Your opinion? Anyone elses opinion also useful.


----------



## Mish (Jan 13, 2013)

Kaffee said:


> Hi Mish
> I sent my application for 820 from PMV and I saw the note that said that my husband would need an AFP but now the application is submitted and paid for I can't find any reference to it. Not sure whether to go ahead and apply for AFP or to wait to be asked for it.
> Your opinion? Anyone elses opinion also useful.


If you applied on 18 November 2016 or after if you apply for a AFP now it will not delay the application. Since it is now in the checklist I imagine they will be asking for it in all cases now.


----------



## erksoon (Jun 17, 2015)

Applied Online at 24 May from Melbourne(PMV-820) , still heard nothing from DIBP


----------



## Kaffee (Aug 28, 2015)

Any recent news for anyone waiting? We submitted on 30th November but not expecting to hear anything yet as we haven't got our marriage registration through yet.


----------



## Mish (Jan 13, 2013)

Kaffee said:


> Any recent news for anyone waiting? We submitted on 30th November but not expecting to hear anything yet as we haven't got our marriage registration through yet.


Never say never. My husband's 820 was granted before we received the marriage certificate. Anything is possible.

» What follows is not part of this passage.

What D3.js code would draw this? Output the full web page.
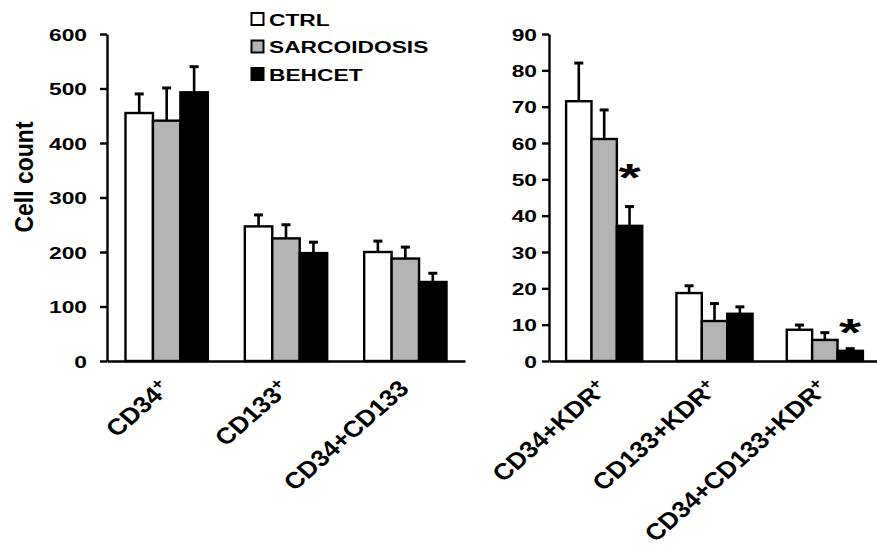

From what I have seen the grants are taking anything up to a few months at the moment.


----------



## linlanae (Apr 9, 2015)

We applied for 820 from PMV on 11th Oct. 2016 and just got a request for AFP today. I didn't supply it because I've only been in Australia for a total of 9 months now, but hopefully we'll get that back soon and get the grant. So hopefully would be around 3 months for us. Good luck!


----------



## Arianwen (Jan 8, 2014)

What state did you apply from, linlanae?

Has anyone aside from erksoon and myself (that is to say, my partner) applied from Victoria this year and got a grant?


----------



## linlanae (Apr 9, 2015)

We're in QLD.


----------



## Skybluebrewer (Jan 15, 2016)

This is crazy how long some of you are waiting! WA must not have much to do as ours came the same month. You wouldn't think 820 would take so long considering all you really need to check is the marriage certificate (sort of).


----------



## misspharmacist (Nov 21, 2014)

Dave's 820 was granted today! (3rd Jan 2017)


----------



## Kaffee (Aug 28, 2015)

So today we both got an email from DIBP. I was asked for a 40SP from my sponsor and my husband (and sponsor) was asked for his police check. I'm excited that this might mean they are going to grant my 820.
My question is: Can my husband fill out the sponsor form online (like he did for the PMV300) or do we have to scan and upload a paper copy of 40SP?


----------



## JandE (Jul 17, 2015)

Kaffee said:


> So today we both got an email from DIBP. I was asked for a 40SP from my sponsor and my husband (and sponsor) was asked for his police check. I'm excited that this might mean they are going to grant my 820.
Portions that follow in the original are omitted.